(PROBLEM STATEMENT):
Transcribe, verbatim, every line from the start of the entries through the line that contains "LABEL = '#4a6a2e'"; include both boundary lines and omit all others.

»»

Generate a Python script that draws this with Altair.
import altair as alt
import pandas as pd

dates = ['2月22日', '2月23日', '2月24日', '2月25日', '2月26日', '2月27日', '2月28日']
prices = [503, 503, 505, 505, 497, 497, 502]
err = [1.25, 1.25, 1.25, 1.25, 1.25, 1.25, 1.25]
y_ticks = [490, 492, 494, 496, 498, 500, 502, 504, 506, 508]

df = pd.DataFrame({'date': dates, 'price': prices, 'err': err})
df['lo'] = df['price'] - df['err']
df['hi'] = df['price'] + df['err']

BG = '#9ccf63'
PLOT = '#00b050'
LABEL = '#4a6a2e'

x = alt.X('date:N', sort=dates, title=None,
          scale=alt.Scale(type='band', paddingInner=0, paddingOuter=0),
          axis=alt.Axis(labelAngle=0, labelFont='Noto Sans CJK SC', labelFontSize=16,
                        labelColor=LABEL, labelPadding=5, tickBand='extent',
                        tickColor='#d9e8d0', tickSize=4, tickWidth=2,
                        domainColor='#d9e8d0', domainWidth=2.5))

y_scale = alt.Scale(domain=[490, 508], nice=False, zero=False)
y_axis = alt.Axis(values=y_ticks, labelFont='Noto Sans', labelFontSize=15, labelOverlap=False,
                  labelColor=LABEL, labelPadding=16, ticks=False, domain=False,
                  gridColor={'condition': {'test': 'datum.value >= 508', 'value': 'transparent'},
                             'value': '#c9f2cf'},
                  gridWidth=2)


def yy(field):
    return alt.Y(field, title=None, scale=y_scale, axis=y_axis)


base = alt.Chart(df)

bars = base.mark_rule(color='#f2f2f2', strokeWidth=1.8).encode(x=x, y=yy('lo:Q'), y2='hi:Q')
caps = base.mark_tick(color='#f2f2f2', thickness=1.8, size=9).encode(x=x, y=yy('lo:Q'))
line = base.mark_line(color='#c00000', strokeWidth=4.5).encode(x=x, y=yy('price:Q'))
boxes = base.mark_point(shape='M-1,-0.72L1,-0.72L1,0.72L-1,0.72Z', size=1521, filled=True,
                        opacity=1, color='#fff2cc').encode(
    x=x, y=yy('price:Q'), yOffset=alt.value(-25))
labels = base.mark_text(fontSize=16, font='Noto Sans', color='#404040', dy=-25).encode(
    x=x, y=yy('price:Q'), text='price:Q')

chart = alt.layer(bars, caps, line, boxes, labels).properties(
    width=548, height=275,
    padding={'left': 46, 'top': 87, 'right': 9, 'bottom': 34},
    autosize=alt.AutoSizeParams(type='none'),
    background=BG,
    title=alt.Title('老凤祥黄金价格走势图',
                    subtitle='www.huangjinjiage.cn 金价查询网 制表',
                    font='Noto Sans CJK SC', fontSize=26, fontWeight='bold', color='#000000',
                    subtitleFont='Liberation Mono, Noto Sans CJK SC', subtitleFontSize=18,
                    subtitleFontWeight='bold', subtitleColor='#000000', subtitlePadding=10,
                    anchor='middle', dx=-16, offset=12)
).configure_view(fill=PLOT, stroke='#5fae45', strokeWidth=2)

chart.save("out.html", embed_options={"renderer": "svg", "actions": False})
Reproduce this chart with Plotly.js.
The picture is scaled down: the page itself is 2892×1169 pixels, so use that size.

««

(EXERCISE RESULT):
Generate a Python script that draws this with Altair.
import altair as alt
import pandas as pd

dates = ['2月22日', '2月23日', '2月24日', '2月25日', '2月26日', '2月27日', '2月28日']
prices = [503, 503, 505, 505, 497, 497, 502]
err = [1.25, 1.25, 1.25, 1.25, 1.25, 1.25, 1.25]
y_ticks = [490, 492, 494, 496, 498, 500, 502, 504, 506, 508]

df = pd.DataFrame({'date': dates, 'price': prices, 'err': err})
df['lo'] = df['price'] - df['err']
df['hi'] = df['price'] + df['err']

BG = '#9ccf63'
PLOT = '#00b050'
LABEL = '#4a6a2e'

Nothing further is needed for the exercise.